Domingo 6º del Tiempo Ordinario


¿Puede alguien decir que nunca se ha enfadado con su hermano, que no ha mirado a una persona con mal deseo, o que siempre y a todos dice la verdad? ¿Estamos libres de insultar, utilizar a las personas o prometer en falso? Siguiendo y observando lo que está mandado por las leyes y sancionado por las normas, ¿conseguimos vivir con el corazón apaciguado, en fraterna correspondencia con los demás y en sintonía con Dios?
El Evangelio es Buena Noticia también porque ilumina los rincones oscuros de la propia vida, aquellos que mantenemos más disimulados y ocultos, y pone en evidencia una realidad que no siempre queremos reconocer: que somos pecadores. A partir de aquí, Jesús propone una construcción interior —desde el «corazón»— de cada persona, para superar el legalismo, el cumplimiento puramente exterior de la ley y los mandamientos.

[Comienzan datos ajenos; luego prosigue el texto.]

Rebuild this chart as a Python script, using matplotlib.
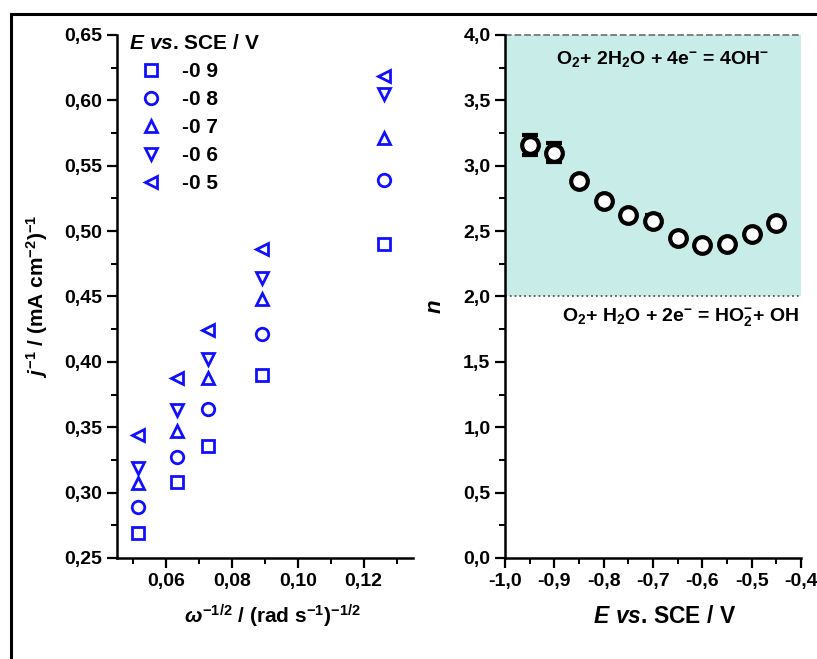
import matplotlib
matplotlib.use('Agg')
import matplotlib.pyplot as plt
from matplotlib.ticker import MultipleLocator, FuncFormatter
from matplotlib.patches import Rectangle

plt.rcParams['font.family'] = ['Liberation Sans', 'DejaVu Sans']
plt.rcParams['font.weight'] = 'bold'
plt.rcParams['axes.labelweight'] = 'bold'
plt.rcParams['mathtext.fontset'] = 'custom'
plt.rcParams['mathtext.rm'] = 'Liberation Sans:bold'
plt.rcParams['mathtext.bf'] = 'Liberation Sans:bold'
plt.rcParams['mathtext.it'] = 'Liberation Sans:italic:bold'
plt.rcParams['mathtext.default'] = 'rm'

# Koutecky-Levich data (left)
omega_inv_sqrt = [0.0515, 0.0631, 0.0728, 0.0892, 0.1262]
potentials = ['-0 9', '-0 8', '-0 7', '-0 6', '-0 5']
markers = ['s', 'o', '^', 'v', '<']
j_inv = {
    '-0 9': [0.269, 0.308, 0.336, 0.390, 0.490],
    '-0 8': [0.289, 0.327, 0.364, 0.421, 0.539],
    '-0 7': [0.307, 0.347, 0.388, 0.448, 0.571],
    '-0 6': [0.319, 0.363, 0.402, 0.464, 0.605],
    '-0 5': [0.344, 0.388, 0.424, 0.486, 0.619],
}

# number of electrons (right)
E_vals = [-0.95, -0.90, -0.85, -0.80, -0.75, -0.70, -0.65, -0.60, -0.55, -0.50, -0.45]
n_vals = [3.16, 3.10, 2.88, 2.73, 2.62, 2.58, 2.45, 2.39, 2.40, 2.48, 2.56]
n_err = [0.075, 0.075, 0.03, 0.02, 0.03, 0.04, 0.02, 0.03, 0.03, 0.03, 0.03]

def comma(fmt):
    return FuncFormatter(lambda v, p: (fmt % v).replace('.', ','))

fig = plt.figure(figsize=(8.17, 6.59), dpi=100)
ax1 = fig.add_axes([0.1432, 0.1533, 0.3623, 0.7936])
ax2 = fig.add_axes([0.6181, 0.1533, 0.3623, 0.7936])

# frame around the whole figure
fig.patches.append(Rectangle((0.0135, -0.2), 2.0, 0.9788 + 0.2, transform=fig.transFigure,
                             fill=False, edgecolor='black', linewidth=2.2))

for ax in (ax1, ax2):
    ax.spines['top'].set_visible(False)
    ax.spines['right'].set_visible(False)
    ax.spines['left'].set_linewidth(1.8)
    ax.spines['bottom'].set_linewidth(1.8)
    ax.tick_params(which='major', direction='out', length=7, width=1.6, labelsize=14)
    ax.tick_params(which='minor', direction='out', length=4.5, width=1.4)
    ax.patch.set_alpha(0)

# left plot
for pot, mk in zip(potentials, markers):
    ax1.plot(omega_inv_sqrt, j_inv[pot], linestyle='none', marker=mk, markersize=9,
             markerfacecolor='none', markeredgecolor='#1010ff', markeredgewidth=2, label=pot)
ax1.set_xlim(0.045, 0.135)
ax1.set_ylim(0.25, 0.65)
ax1.xaxis.set_major_locator(MultipleLocator(0.02))
ax1.xaxis.set_minor_locator(MultipleLocator(0.01))
ax1.yaxis.set_major_locator(MultipleLocator(0.05))
ax1.yaxis.set_minor_locator(MultipleLocator(0.025))
ax1.xaxis.set_major_formatter(comma('%.2f'))
ax1.yaxis.set_major_formatter(comma('%.2f'))
ax1.set_xlabel(r'$\mathit{\omega}^{-1/2}$ / (rad s$^{-1}$)$^{-1/2}$', fontsize=15)
ax1.xaxis.set_label_coords(0.524, -0.085)
ax1.set_ylabel(r'$\mathit{j}^{-1}$ / (mA cm$^{-2}$)$^{-1}$', fontsize=15)
ax1.yaxis.set_label_coords(-0.225, 0.5)
leg = ax1.legend(loc='upper left', bbox_to_anchor=(-0.022, 1.037), frameon=False,
                 title=r'$\mathit{E\ vs}$. SCE / V', title_fontsize=15,
                 fontsize=15, numpoints=1, handlelength=2.1, handletextpad=0.43,
                 labelspacing=0.43, alignment='left')

# right plot
ax2.fill_between([-1.0, -0.4], 2.0, 4.0, color='#c8ece8', linewidth=0, zorder=0)
ax2.plot([-1.0, -0.4], [4.0, 4.0], linestyle='--', color='#777777', linewidth=1.3, clip_on=False)
ax2.plot([-1.0, -0.4], [2.0, 2.0], linestyle=':', color='#555555', linewidth=1.3)
ax2.errorbar(E_vals, n_vals, yerr=n_err, fmt='o', markersize=12, markerfacecolor='white',
             markeredgecolor='black', markeredgewidth=3, ecolor='black', elinewidth=1.8,
             capsize=6, capthick=1.8, zorder=3)
ax2.set_xlim(-1.0, -0.4)
ax2.set_ylim(0.0, 4.0)
ax2.xaxis.set_major_locator(MultipleLocator(0.1))
ax2.xaxis.set_minor_locator(MultipleLocator(0.05))
ax2.yaxis.set_major_locator(MultipleLocator(0.5))
ax2.yaxis.set_minor_locator(MultipleLocator(0.25))
ax2.xaxis.set_major_formatter(comma('%.1f'))
ax2.yaxis.set_major_formatter(comma('%.1f'))
ax2.set_xlabel(r'$\mathit{E\ vs}$. SCE / V', fontsize=16.5)
ax2.xaxis.set_label_coords(0.54, -0.09)
ax2.set_ylabel(r'$\mathit{n}$', fontsize=16)
ax2.yaxis.set_label_coords(-0.2, 0.48)
ax2.text(-0.68, 3.82, r'O$_2$+ 2H$_2$O + 4e$^{-}$ = 4OH$^{-}$', fontsize=14,
         ha='center', va='center')
ax2.text(-0.885, 1.84, r'O$_2$+ H$_2$O + 2e$^{-}$ = HO$_2^{-}$+ OH', fontsize=14,
         ha='left', va='center', clip_on=False)

plt.savefig('out.png', dpi=100)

Para dejar absolutamente desactivado lo que llamamos apariencias y formalismo.
No nos basta no llevar armas en el bolsillo; tampoco debe estar nuestra boca fácil al insulto que brota desde un corazón altanero y despectivo.
No es suficiente no cometer adulterio; tan indigno es desear lo ajeno, mirar con sentimientos perversos a una persona, envidiar a quien deberíamos considerar y respetar.
Si no se nos permite usar el santo nombre de Dios en vano, jurando; tampoco ocultar o disimular la verdad, sugerir medias verdades, propagar bulos e infamias, crear división y enfrentamiento.
La propuesta de Jesús tiene una finalidad concreta: que entremos en el Reino de los Cielos. Es decir, aprender a vivir como hijos y dejar que en nosotros reinen los criterios propios de Dios. Decidirse por lo que nos hace ser más profundamente humanos, siempre según el modelo que es Jesús.
En realidad se trata de hilar muy fino en el quehacer de nuestra vida. Ser exquisitos en nuestro pensar y en nuestro obrar. Aspirar a la santidad como nuestro Dios es Santo.
Por supuesto poco conseguiremos si nos limitamos a un voluntarioso querer vivir así. Ni con proponernos hacer todo el esfuerzo de que seamos capaces. Hay que reconocer la propia fragilidad, y pedir y dejar que sea el mismo Espíritu de Jesús que nos guíe y nos impulse desde dentro. Hay que saber aceptar el Reino como el gran regalo que Dios quiere ofrecernos y que irá construyendo en nosotros, si le dejamos actuar.
En esto, como en otras tantas cosas, lo primero es vernos ante Dios tal y como somos según el modelo Jesús. Tras este primer paso, ineludible, vendrán  otros de la mano del Espíritu.